There is a point in a growing business where the workload no longer fits within one role. The time required to maintain the same standard starts to creep beyond what was originally needed. This is when delegation is considered a fitting solution to the building pressure. A new role is created, tasks are handed over and responsibility is shared. Yet the expected relief does not follow because what is being passed on has not been fully defined.
Why delegation is mistaken for a solution
Delegation is often framed as the solution to pressure, with the assumption that growing the team will automatically give leadership the space required to continue leading the business. Where there is already a team in place, it is assumed the team has become too dependent or leadership has remained too involved.
Reducing leadership involvement is then positioned as the correction. This only works where clarity already exists. Without it, instead of independence, it exposes the work required to introduce structure, allowing the founder to focus without constant interpretation.
What is actually being handed over
What is passed during delegation is not limited to the task itself. It includes how decisions have been made, what has been accepted over time and what has never been clearly defined. Expectations that are unclear are transferred. Procedures that are missing or no longer reflect how the business operates are transferred. Decisions shaped by circumstance rather than structure carry that same inconsistency forward.
How the gap becomes visible in the work
This becomes visible in how the work is completed. The same task is approached differently across the team because there is no consistent point of reference. Questions return because there is no defined process to follow.
The work often needs correction as the expected standard has not been made clear in a way that can be applied. Decisions begin to reflect who is involved rather than what is required. This is not a reflection of capability. It is the result of work being handed over without the structure needed to support it.
Where the pressure actually goes (MET Gauge)
Money
Energy
Energy is spent trying to work out what should be done, both by leadership and by the team. Frustration builds from the lack of clarity for the time. Including for the founder, who has taken action but cannot see improvement.
Interruptions continue in the form of questions, requests for confirmation and the need for further direction. Over time, this reduces the capacity to move forward because effort is repeatedly redirected back into the same points of uncertainty.
Time
This is where the business begins to feel heavier than it should. This is where CAS Ltd works with founders to reduce the noise of ecosystem and begin to hear the hum.
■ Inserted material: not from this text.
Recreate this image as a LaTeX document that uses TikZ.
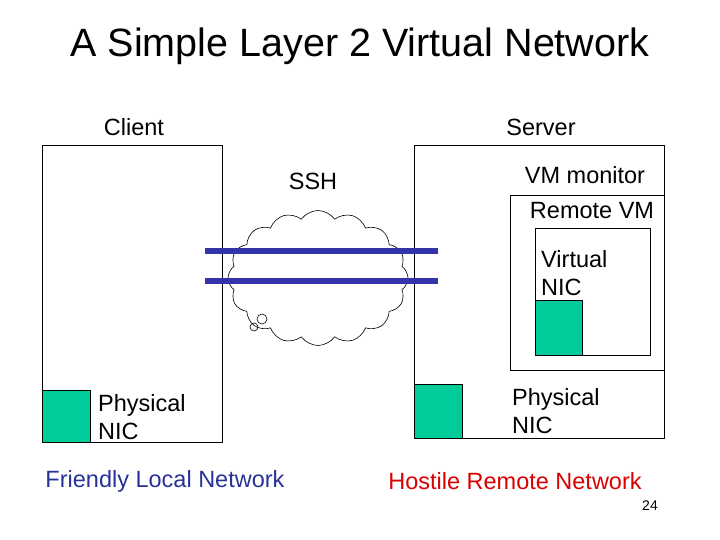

Insights like these create the space many founders avoid. The private mailing list is where that space is used to examine the decisions, structure, and expectations shaping the business before the work begins.
Where pressure begins to take its toll
- effort does not lead to clarity,
- expectations change without being defined, and
- work is repeated without resolution.
The team experiences this as frustration, while leadership experiences it as pressure that does not ease despite delegation having taken place. As this continues, patience reduces and focus moves towards output, which further distances attention from what is creating the inconsistency in the first place.
Where responsibility becomes less visible
The difficulty at this stage is that responsibility becomes less visible to the person who holds it. Delegation has already taken place, so the assumption is that the issue now sits with the team.
“The expectation becomes that they should step up, improve or take more ownership."
What remains unaddressed is whether the business has provided what is required for that to happen. Without defined expectations, clear procedures and consistent decision-making, ownership becomes guesswork rather than responsibility.
What the business should be relying on
Delegation exposes whether the business has a structure that can carry the work without constant intervention. Policies and procedures are not secondary considerations. They are what guide the work once it leaves leadership’s direct control.
Leadership remains responsible for whether those are maintained, updated and applied consistently. Where they are not, the culture adapts to the interpretation, familiarity and repeated correction, which continues to place pressure back into the business environment.
Where this leaves the business
The continued absence of structure will always obstruct effective delegation. The pressure experienced by the founder does not disappear. It moves from one role to another. That movement follows the gaps that have not been defined, updated or upheld as the business has grown.
The cost has already been introduced. The pressure is already circulating. The structure required to guide the work has not been put in place.
At that point, this is no longer about delegation. It is about leadership responsibility.
“So, what has been handed over within the business that was never properly defined before it left leadership control?"
A business begins to hum when structure is present, maintained and used to guide what is happening within its ecosystem. This is where structure is no longer assumed but properly examined.